BACKGROUND
Previous qualitative studies and data science studies using Reddit for tobacco research are limited by the lack of available demographic information. Social media investigations are often limited to manual qualitative coding or machine learning classification in isolation.
OBJECTIVE
This study combines both machine learning methods and manual qualitative coding to provide contextual age nuance to social media analysis. By being able to predict a Redditor’s age using publicly available data, the most popular posts can be analyzed and qualitatively coded to provide nuanced comparisons on thematic topics by age group.
METHODS
The current study combines these two methods to 1) predict Reddit users’ age into two categories (13-20, 21-54) and 2) qualitatively code Electronic Nicotine Delivery System [ENDS] related Reddit posts within the two age groups. We identified Reddit posts on three topics: Vaping in General, Tobacco 21 Minimum Age Laws, and Flavor Restriction Policies.
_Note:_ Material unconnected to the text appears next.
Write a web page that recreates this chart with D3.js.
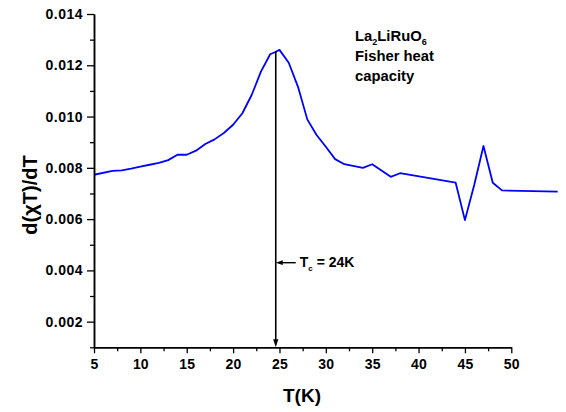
<!DOCTYPE html>
<html>
<head>
<meta charset="utf-8">
<script src="https://cdn.jsdelivr.net/npm/d3@7/dist/d3.min.js"></script>
<style>
  html, body { margin: 0; padding: 0; background: #fff; }
  svg { display: block; }
  text { font-family: "Liberation Sans", Arial, sans-serif; font-weight: bold; fill: #000; }
</style>
</head>
<body>
<svg id="chart" width="566" height="412"></svg>
<script>
// Temperature (K) and derivative d(chi T)/dT
const temperature = [5, 7, 8, 9, 10, 11, 12, 13, 14, 15, 16, 17, 18, 19, 20, 21, 22, 23, 24, 24.5,
  25, 26, 27, 28, 29, 30, 31, 32, 34, 35, 37, 38, 44, 45, 46, 47, 48, 49, 55];
const dChiTdT = [0.00773, 0.00788, 0.0079, 0.00797, 0.00805, 0.00812, 0.00819, 0.0083, 0.00851, 0.00851,
  0.00867, 0.00893, 0.00911, 0.00936, 0.00968, 0.01013, 0.01084, 0.01175, 0.01243, 0.01251,
  0.0126, 0.0121, 0.01116, 0.00989, 0.00928, 0.00882, 0.00834, 0.00814, 0.008, 0.00814,
  0.00765, 0.00779, 0.00742, 0.00596, 0.00733, 0.00885, 0.00742, 0.00712, 0.00707];

const xMajorTicks = [5, 10, 15, 20, 25, 30, 35, 40, 45, 50];
const xMinorTicks = [7.5, 12.5, 17.5, 22.5, 27.5, 32.5, 37.5, 42.5, 47.5];
const yMajorTicks = [0.002, 0.004, 0.006, 0.008, 0.010, 0.012, 0.014];
const yMinorTicks = [0.001, 0.003, 0.005, 0.007, 0.009, 0.011, 0.013];

// Transition marker
const tcArrowT = 24.6;
const tcLabel = "24K";

(function () {
  const svg = d3.select("#chart");
  const plotLeft = 94, plotRight = 511.3, plotTop = 14, plotBottom = 347.3;

  const x = d3.scaleLinear().domain([5, 50]).range([plotLeft, plotRight]);
  const y = d3.scaleLinear().domain([0.001, 0.014]).range([plotBottom, plotTop]);

  // Data curve (extends past the last axis tick)
  const line = d3.line().x((d, i) => x(temperature[i])).y(d => y(d));
  svg.append("path")
    .datum(dChiTdT)
    .attr("d", line)
    .attr("fill", "none")
    .attr("stroke", "#0000ff")
    .attr("stroke-width", 1.8)
    .attr("stroke-linejoin", "round");

  // Axes
  function styleAxis(g) {
    g.selectAll(".domain").attr("stroke", "#000").attr("stroke-width", 1.5);
    g.selectAll(".tick line").attr("stroke", "#000").attr("stroke-width", 1.3);
  }

  const xAxisMinor = svg.append("g").attr("transform", `translate(0,${plotBottom})`)
    .call(d3.axisBottom(x).tickValues(xMinorTicks).tickSize(4).tickSizeOuter(0).tickFormat(""));
  styleAxis(xAxisMinor);
  const xAxis = svg.append("g").attr("transform", `translate(0,${plotBottom})`)
    .call(d3.axisBottom(x).tickValues(xMajorTicks).tickSize(6).tickSizeOuter(0).tickPadding(6).tickFormat(d3.format("d")));
  styleAxis(xAxis);
  xAxis.selectAll("text").attr("font-size", 14).attr("letter-spacing", 0.2)
    .attr("font-family", "Liberation Sans, Arial, sans-serif").attr("font-weight", "bold");

  const yAxisMinor = svg.append("g").attr("transform", `translate(${plotLeft},0)`)
    .call(d3.axisLeft(y).tickValues(yMinorTicks).tickSize(4).tickSizeOuter(0).tickFormat(""));
  styleAxis(yAxisMinor);
  const yAxis = svg.append("g").attr("transform", `translate(${plotLeft},0)`)
    .call(d3.axisLeft(y).tickValues(yMajorTicks).tickSize(7).tickSizeOuter(0).tickPadding(4).tickFormat(d3.format(".3f")));
  styleAxis(yAxis);
  yAxis.selectAll("text").attr("font-size", 14).attr("letter-spacing", 0.5)
    .attr("font-family", "Liberation Sans, Arial, sans-serif").attr("font-weight", "bold");

  // Axis titles
  svg.append("text")
    .attr("x", 302).attr("y", 402)
    .attr("text-anchor", "middle")
    .attr("font-size", 19)
    .text("T(K)");

  svg.append("text")
    .attr("transform", "translate(37,195) rotate(-90)")
    .attr("text-anchor", "middle")
    .attr("font-size", 20)
    .text("d(χT)/dT");

  // Compound and description
  const note = svg.append("g").attr("font-size", 14.8);
  const formula = note.append("text").attr("x", 355).attr("y", 41);
  formula.append("tspan").text("La");
  formula.append("tspan").attr("font-size", 9).attr("dy", 4).text("2");
  formula.append("tspan").attr("dy", -4).text("LiRuO");
  formula.append("tspan").attr("font-size", 9).attr("dy", 4).text("6");
  note.append("text").attr("x", 355).attr("y", 61).text("Fisher heat");
  note.append("text").attr("x", 355).attr("y", 81).text("capacity");

  // Tc arrows
  const ax = x(tcArrowT);
  svg.append("line")
    .attr("x1", ax).attr("x2", ax)
    .attr("y1", y(0.01256)).attr("y2", plotBottom - 6)
    .attr("stroke", "#000").attr("stroke-width", 1.6);
  svg.append("path")
    .attr("d", `M${ax - 2.6},${plotBottom - 8} L${ax + 2.6},${plotBottom - 8} L${ax},${plotBottom} Z`)
    .attr("fill", "#000");

  const ay = 262.7;
  svg.append("line")
    .attr("x1", ax + 6).attr("x2", ax + 20)
    .attr("y1", ay).attr("y2", ay)
    .attr("stroke", "#000").attr("stroke-width", 1.4);
  svg.append("path")
    .attr("d", `M${ax + 7},${ay - 2.4} L${ax + 7},${ay + 2.4} L${ax},${ay} Z`)
    .attr("fill", "#000");

  const tc = svg.append("text").attr("x", ax + 24).attr("y", 267).attr("font-size", 14);
  tc.append("tspan").text("T");
  tc.append("tspan").attr("font-size", 8).attr("dy", 4).text("c");
  tc.append("tspan").attr("dy", -4).text(" = " + tcLabel);
})();
</script>
</body>
</html>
An age algorithm was used to predict Reddit users’ ages (13-20 or 21-54 year old users). The 25 posts with the highest karma score (number of upvotes minus number of downvotes) for each query and each predicted age group were qualitatively coded.
RESULTS
The top three, two of which were part of the query, out of nine, topics that emerged were “Flavor Restriction Policies”, “Tobacco 21 Policies”, and “Use”. Tobacco 21 and Flavor Restriction Policy posts were prominent coding categories. Opposition to flavor restriction policies was a prominent sub-category for both groups, but more common in the 21-54 group. The 13-20 group was more likely to discuss opposition to minimum age laws as well as access to flavored ENDS products. The 21-54 group more commonly mentioned general vaping use behavior.
CONCLUSIONS
Users predicted to be in the 13-20 age group posted about different ENDS-related topics on Reddit than users predicted to be in the 21-54 age group. Future studies could use these complementary methods with social media data to gain insights from target audiences.